● What the task requires
Copy each line below exactly and leave the pictures out.

········

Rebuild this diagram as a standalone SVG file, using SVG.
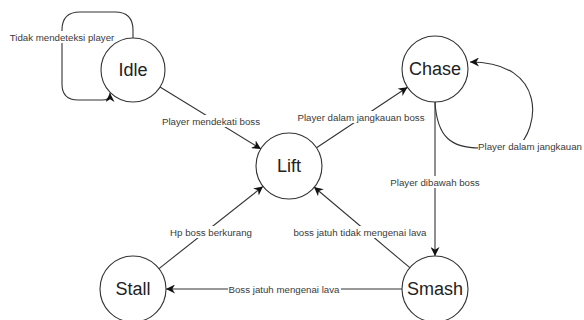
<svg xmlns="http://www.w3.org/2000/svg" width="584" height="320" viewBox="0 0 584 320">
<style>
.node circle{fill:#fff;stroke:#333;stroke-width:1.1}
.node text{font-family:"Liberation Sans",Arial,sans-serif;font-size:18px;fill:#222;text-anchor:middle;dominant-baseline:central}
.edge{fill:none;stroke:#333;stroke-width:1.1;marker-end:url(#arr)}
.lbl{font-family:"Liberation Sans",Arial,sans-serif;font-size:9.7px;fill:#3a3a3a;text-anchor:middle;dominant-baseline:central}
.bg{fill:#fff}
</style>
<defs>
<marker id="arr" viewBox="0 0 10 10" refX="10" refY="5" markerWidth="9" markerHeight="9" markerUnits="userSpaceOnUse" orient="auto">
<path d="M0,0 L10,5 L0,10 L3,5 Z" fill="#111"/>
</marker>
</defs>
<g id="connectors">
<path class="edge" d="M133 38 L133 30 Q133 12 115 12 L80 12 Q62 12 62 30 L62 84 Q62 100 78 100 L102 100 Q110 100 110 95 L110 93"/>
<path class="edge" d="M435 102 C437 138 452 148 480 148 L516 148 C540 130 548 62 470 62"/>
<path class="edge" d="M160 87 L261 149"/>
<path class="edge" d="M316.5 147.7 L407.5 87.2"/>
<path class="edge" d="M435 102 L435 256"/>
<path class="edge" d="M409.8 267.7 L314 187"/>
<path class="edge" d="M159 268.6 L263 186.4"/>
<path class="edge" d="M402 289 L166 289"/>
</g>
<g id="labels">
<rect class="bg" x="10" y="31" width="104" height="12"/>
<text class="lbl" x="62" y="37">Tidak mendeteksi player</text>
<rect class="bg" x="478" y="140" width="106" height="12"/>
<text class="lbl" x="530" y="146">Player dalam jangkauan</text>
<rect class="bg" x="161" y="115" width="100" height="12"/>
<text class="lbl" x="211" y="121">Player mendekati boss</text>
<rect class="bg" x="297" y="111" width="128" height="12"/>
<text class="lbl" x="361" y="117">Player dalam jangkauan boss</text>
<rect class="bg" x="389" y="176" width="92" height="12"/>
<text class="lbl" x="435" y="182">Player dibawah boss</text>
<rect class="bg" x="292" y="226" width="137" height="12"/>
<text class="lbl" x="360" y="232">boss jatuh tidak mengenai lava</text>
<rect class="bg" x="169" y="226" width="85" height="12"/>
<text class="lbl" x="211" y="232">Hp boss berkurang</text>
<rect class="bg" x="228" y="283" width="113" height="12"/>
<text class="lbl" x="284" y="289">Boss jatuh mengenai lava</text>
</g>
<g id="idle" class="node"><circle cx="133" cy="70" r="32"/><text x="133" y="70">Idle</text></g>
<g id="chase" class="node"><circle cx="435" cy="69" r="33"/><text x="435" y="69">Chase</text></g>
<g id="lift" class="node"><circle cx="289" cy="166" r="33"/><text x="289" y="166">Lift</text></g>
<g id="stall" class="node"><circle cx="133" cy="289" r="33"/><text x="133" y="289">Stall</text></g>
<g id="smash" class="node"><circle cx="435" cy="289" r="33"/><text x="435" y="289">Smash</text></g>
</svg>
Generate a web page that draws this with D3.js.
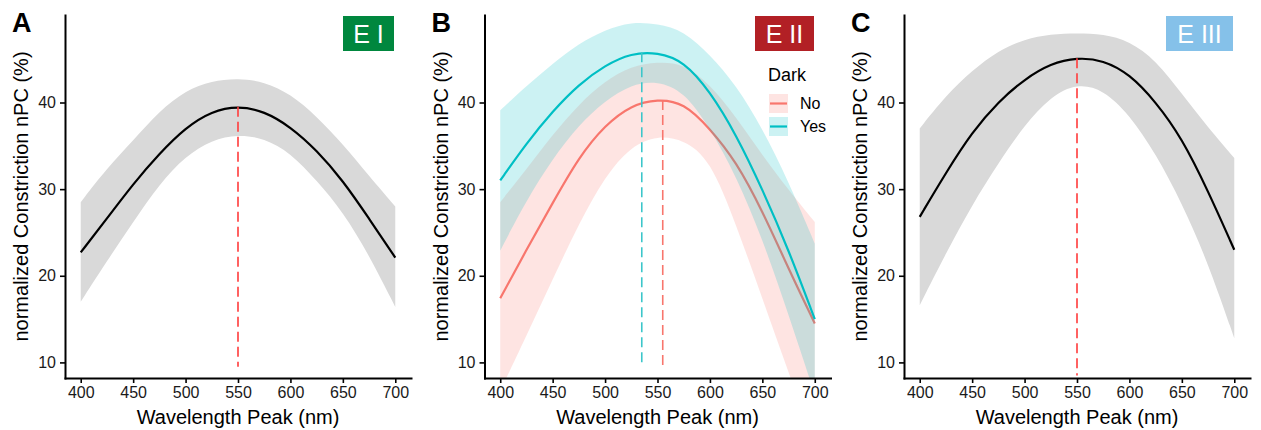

········

● Result
Rebuild this diagram as a standalone SVG file, using SVG.
<svg xmlns="http://www.w3.org/2000/svg" width="584" height="320" viewBox="0 0 584 320">
<style>
.node circle{fill:#fff;stroke:#333;stroke-width:1.1}
.node text{font-family:"Liberation Sans",Arial,sans-serif;font-size:18px;fill:#222;text-anchor:middle;dominant-baseline:central}
.edge{fill:none;stroke:#333;stroke-width:1.1;marker-end:url(#arr)}
.lbl{font-family:"Liberation Sans",Arial,sans-serif;font-size:9.7px;fill:#3a3a3a;text-anchor:middle;dominant-baseline:central}
.bg{fill:#fff}
</style>
<defs>
<marker id="arr" viewBox="0 0 10 10" refX="10" refY="5" markerWidth="9" markerHeight="9" markerUnits="userSpaceOnUse" orient="auto">
<path d="M0,0 L10,5 L0,10 L3,5 Z" fill="#111"/>
</marker>
</defs>
<g id="connectors">
<path class="edge" d="M133 38 L133 30 Q133 12 115 12 L80 12 Q62 12 62 30 L62 84 Q62 100 78 100 L102 100 Q110 100 110 95 L110 93"/>
<path class="edge" d="M435 102 C437 138 452 148 480 148 L516 148 C540 130 548 62 470 62"/>
<path class="edge" d="M160 87 L261 149"/>
<path class="edge" d="M316.5 147.7 L407.5 87.2"/>
<path class="edge" d="M435 102 L435 256"/>
<path class="edge" d="M409.8 267.7 L314 187"/>
<path class="edge" d="M159 268.6 L263 186.4"/>
<path class="edge" d="M402 289 L166 289"/>
</g>
<g id="labels">
<rect class="bg" x="10" y="31" width="104" height="12"/>
<text class="lbl" x="62" y="37">Tidak mendeteksi player</text>
<rect class="bg" x="478" y="140" width="106" height="12"/>
<text class="lbl" x="530" y="146">Player dalam jangkauan</text>
<rect class="bg" x="161" y="115" width="100" height="12"/>
<text class="lbl" x="211" y="121">Player mendekati boss</text>
<rect class="bg" x="297" y="111" width="128" height="12"/>
<text class="lbl" x="361" y="117">Player dalam jangkauan boss</text>
<rect class="bg" x="389" y="176" width="92" height="12"/>
<text class="lbl" x="435" y="182">Player dibawah boss</text>
<rect class="bg" x="292" y="226" width="137" height="12"/>
<text class="lbl" x="360" y="232">boss jatuh tidak mengenai lava</text>
<rect class="bg" x="169" y="226" width="85" height="12"/>
<text class="lbl" x="211" y="232">Hp boss berkurang</text>
<rect class="bg" x="228" y="283" width="113" height="12"/>
<text class="lbl" x="284" y="289">Boss jatuh mengenai lava</text>
</g>
<g id="idle" class="node"><circle cx="133" cy="70" r="32"/><text x="133" y="70">Idle</text></g>
<g id="chase" class="node"><circle cx="435" cy="69" r="33"/><text x="435" y="69">Chase</text></g>
<g id="lift" class="node"><circle cx="289" cy="166" r="33"/><text x="289" y="166">Lift</text></g>
<g id="stall" class="node"><circle cx="133" cy="289" r="33"/><text x="133" y="289">Stall</text></g>
<g id="smash" class="node"><circle cx="435" cy="289" r="33"/><text x="435" y="289">Smash</text></g>
</svg>
Generate a web page that draws this with D3.js.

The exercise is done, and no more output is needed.